| Exercise details |
Pictures excluded, reproduce exactly the lines below from the one with "Generate a web" through the one with "const yTicks = [0, 2, 4, 6, 8];", both included.
════════
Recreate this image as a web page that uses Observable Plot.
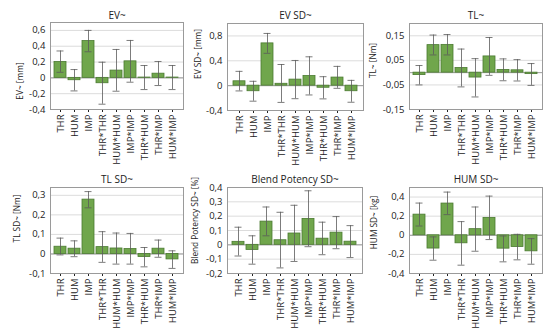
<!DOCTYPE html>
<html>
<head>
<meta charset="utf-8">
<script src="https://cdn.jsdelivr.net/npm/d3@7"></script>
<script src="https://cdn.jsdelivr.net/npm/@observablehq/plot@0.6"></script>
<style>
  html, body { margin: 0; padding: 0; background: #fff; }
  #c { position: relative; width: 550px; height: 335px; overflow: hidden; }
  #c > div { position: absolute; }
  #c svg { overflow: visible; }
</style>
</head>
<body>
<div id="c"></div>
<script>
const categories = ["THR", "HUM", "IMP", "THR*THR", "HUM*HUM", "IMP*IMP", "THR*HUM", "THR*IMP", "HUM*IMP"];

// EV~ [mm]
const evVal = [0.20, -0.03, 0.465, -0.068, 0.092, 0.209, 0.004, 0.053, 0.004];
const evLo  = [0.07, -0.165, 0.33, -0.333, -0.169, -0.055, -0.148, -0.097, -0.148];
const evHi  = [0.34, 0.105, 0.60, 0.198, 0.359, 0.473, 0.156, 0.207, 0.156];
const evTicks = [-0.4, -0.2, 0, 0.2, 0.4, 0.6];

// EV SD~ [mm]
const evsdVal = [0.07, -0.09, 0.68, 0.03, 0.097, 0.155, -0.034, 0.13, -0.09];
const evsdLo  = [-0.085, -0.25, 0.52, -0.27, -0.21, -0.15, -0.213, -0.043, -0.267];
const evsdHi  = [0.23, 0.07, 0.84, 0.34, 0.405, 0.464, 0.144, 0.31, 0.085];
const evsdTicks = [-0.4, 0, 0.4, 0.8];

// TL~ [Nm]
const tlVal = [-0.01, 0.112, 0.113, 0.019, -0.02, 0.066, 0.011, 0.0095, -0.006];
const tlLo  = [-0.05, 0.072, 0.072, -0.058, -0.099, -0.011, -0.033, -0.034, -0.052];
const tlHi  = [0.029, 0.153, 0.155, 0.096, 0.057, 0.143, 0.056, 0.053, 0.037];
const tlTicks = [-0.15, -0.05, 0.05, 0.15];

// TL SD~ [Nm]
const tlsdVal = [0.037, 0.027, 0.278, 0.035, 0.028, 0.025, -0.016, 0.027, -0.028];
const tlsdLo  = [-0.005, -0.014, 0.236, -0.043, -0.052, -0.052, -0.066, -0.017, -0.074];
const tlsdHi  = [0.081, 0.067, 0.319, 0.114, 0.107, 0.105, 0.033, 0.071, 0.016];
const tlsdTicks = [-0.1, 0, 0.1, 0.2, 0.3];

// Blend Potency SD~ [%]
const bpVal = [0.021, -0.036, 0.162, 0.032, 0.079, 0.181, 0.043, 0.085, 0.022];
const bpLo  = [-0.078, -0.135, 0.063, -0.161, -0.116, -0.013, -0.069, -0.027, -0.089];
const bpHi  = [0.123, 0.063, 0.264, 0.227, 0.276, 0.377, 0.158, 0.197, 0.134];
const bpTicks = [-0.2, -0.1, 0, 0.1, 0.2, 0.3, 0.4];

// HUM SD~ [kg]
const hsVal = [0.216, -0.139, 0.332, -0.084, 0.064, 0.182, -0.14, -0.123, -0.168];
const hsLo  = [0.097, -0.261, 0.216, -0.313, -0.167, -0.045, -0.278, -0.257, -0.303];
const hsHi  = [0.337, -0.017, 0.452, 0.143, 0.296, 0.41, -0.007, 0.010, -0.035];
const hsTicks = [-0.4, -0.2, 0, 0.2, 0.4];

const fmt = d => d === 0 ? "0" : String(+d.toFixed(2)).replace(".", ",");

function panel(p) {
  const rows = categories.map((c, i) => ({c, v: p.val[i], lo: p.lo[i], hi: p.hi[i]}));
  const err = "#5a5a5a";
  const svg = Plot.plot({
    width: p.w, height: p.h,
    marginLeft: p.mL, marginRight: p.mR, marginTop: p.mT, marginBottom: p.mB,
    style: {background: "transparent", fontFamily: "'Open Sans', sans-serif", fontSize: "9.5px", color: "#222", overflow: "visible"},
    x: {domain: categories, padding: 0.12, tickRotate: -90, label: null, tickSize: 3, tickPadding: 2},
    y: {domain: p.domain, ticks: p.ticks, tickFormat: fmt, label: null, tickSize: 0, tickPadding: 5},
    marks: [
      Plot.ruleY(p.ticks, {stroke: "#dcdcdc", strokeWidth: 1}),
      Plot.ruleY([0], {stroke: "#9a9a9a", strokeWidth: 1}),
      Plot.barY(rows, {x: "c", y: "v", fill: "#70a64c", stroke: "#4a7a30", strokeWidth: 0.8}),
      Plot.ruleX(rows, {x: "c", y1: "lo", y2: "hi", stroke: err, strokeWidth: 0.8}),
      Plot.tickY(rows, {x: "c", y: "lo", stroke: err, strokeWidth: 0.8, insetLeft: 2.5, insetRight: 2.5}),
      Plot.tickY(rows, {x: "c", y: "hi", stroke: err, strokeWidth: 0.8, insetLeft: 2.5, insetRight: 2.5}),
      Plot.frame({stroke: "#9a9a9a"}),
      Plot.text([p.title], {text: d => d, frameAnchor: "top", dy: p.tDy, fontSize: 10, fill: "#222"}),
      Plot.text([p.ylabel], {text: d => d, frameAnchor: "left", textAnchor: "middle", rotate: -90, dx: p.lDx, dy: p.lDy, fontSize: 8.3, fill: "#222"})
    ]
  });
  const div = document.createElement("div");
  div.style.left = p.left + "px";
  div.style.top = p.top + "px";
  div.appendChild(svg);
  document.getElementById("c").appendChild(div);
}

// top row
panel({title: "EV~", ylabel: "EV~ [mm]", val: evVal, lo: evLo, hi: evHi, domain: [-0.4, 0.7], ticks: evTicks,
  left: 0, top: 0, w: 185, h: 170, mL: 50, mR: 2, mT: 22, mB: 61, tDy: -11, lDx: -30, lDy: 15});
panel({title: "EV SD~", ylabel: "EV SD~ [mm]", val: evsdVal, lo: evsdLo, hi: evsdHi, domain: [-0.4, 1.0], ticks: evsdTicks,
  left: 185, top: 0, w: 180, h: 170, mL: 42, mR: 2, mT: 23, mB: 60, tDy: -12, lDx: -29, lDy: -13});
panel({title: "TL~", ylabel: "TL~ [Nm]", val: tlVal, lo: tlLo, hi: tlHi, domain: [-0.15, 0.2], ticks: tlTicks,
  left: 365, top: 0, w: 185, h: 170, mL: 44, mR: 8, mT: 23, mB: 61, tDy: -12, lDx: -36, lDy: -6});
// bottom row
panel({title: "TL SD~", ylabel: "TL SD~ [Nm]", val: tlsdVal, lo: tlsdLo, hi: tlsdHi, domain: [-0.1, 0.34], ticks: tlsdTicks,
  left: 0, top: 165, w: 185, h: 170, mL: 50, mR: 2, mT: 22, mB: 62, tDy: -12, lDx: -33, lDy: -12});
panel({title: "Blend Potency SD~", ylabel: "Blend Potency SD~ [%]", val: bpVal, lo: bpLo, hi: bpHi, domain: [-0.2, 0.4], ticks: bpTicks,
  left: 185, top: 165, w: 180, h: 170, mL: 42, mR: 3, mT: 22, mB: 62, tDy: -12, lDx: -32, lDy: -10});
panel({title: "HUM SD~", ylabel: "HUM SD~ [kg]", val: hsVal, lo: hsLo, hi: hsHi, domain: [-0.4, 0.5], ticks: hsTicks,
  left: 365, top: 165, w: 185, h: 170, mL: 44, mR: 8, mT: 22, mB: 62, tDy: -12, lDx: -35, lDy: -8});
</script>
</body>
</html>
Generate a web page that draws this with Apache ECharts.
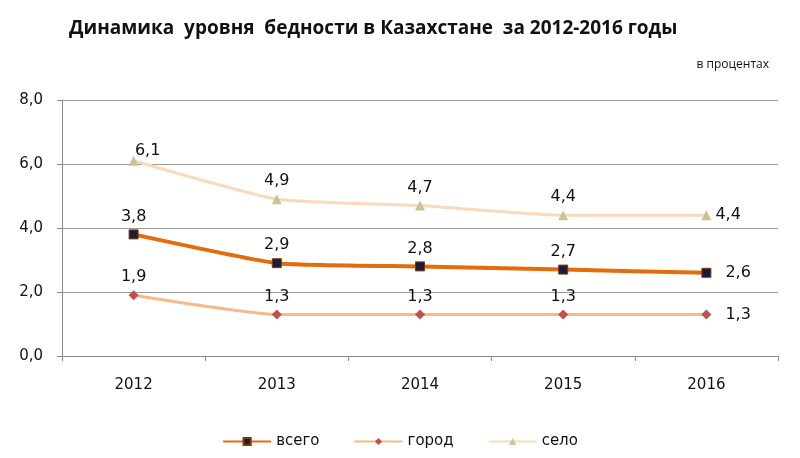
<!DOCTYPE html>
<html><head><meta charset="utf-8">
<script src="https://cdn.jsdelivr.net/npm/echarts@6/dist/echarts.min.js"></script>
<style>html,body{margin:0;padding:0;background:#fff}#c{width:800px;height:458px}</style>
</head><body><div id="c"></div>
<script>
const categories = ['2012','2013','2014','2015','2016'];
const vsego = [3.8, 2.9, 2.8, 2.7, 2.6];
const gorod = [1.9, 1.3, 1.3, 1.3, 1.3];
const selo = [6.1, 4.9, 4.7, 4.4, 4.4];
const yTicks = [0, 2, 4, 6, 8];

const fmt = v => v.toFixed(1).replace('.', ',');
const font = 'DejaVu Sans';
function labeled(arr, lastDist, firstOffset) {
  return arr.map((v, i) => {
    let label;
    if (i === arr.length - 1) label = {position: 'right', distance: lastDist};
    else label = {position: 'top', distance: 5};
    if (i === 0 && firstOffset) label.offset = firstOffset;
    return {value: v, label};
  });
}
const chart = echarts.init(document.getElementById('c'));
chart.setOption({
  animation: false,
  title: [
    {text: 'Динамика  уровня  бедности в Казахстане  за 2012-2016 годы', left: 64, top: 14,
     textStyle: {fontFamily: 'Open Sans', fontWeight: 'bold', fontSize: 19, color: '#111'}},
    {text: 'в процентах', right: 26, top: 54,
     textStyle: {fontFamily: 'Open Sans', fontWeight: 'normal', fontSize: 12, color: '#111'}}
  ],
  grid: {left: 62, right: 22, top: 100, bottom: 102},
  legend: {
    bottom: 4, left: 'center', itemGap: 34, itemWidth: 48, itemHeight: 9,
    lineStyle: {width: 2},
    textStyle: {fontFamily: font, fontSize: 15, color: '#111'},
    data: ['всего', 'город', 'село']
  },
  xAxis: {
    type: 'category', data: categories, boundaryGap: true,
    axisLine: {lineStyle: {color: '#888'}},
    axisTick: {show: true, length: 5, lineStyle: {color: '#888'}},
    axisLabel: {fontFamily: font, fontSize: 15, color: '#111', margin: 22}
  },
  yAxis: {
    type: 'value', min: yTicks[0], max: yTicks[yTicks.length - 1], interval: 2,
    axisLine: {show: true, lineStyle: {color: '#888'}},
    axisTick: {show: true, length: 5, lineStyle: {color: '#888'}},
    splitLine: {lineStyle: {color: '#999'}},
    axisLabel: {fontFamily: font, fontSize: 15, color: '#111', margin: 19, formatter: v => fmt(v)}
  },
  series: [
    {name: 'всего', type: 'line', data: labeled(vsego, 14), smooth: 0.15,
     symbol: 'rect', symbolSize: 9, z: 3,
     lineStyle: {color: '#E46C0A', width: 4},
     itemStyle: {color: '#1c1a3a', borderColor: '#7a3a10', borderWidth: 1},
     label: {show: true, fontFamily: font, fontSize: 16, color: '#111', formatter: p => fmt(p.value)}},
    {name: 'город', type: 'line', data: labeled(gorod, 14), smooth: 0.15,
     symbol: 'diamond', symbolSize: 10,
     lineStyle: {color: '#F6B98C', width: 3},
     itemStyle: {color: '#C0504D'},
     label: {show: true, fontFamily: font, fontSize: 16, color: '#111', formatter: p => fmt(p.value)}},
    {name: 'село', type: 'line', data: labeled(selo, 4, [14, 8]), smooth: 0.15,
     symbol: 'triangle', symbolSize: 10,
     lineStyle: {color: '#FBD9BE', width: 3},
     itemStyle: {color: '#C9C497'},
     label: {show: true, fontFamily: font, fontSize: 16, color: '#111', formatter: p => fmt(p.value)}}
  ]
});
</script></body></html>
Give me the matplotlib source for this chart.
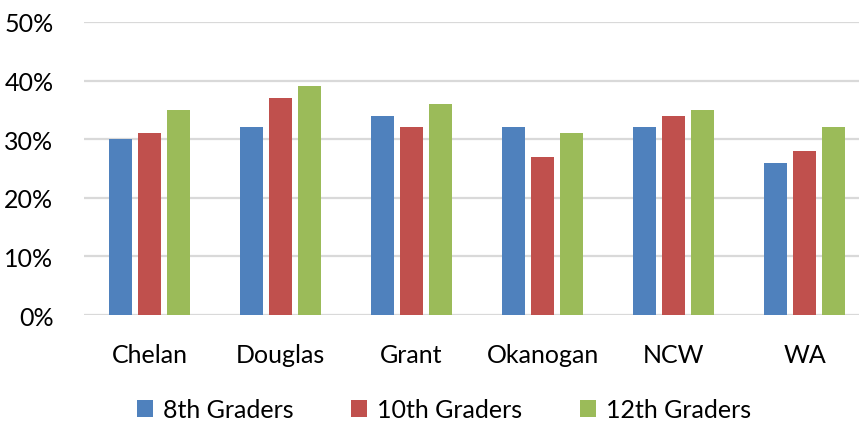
════════
| Result for this task |
Generate a web page that draws this with Apache ECharts.
<!DOCTYPE html>
<html><head><meta charset="utf-8">
<script src="https://cdn.jsdelivr.net/npm/echarts@6/dist/echarts.min.js"></script>
<style>html,body{margin:0;padding:0;background:#fff}#c{width:800px;height:458px}</style>
</head><body><div id="c"></div>
<script>
const categories = ['2012','2013','2014','2015','2016'];
const vsego = [3.8, 2.9, 2.8, 2.7, 2.6];
const gorod = [1.9, 1.3, 1.3, 1.3, 1.3];
const selo = [6.1, 4.9, 4.7, 4.4, 4.4];
const yTicks = [0, 2, 4, 6, 8];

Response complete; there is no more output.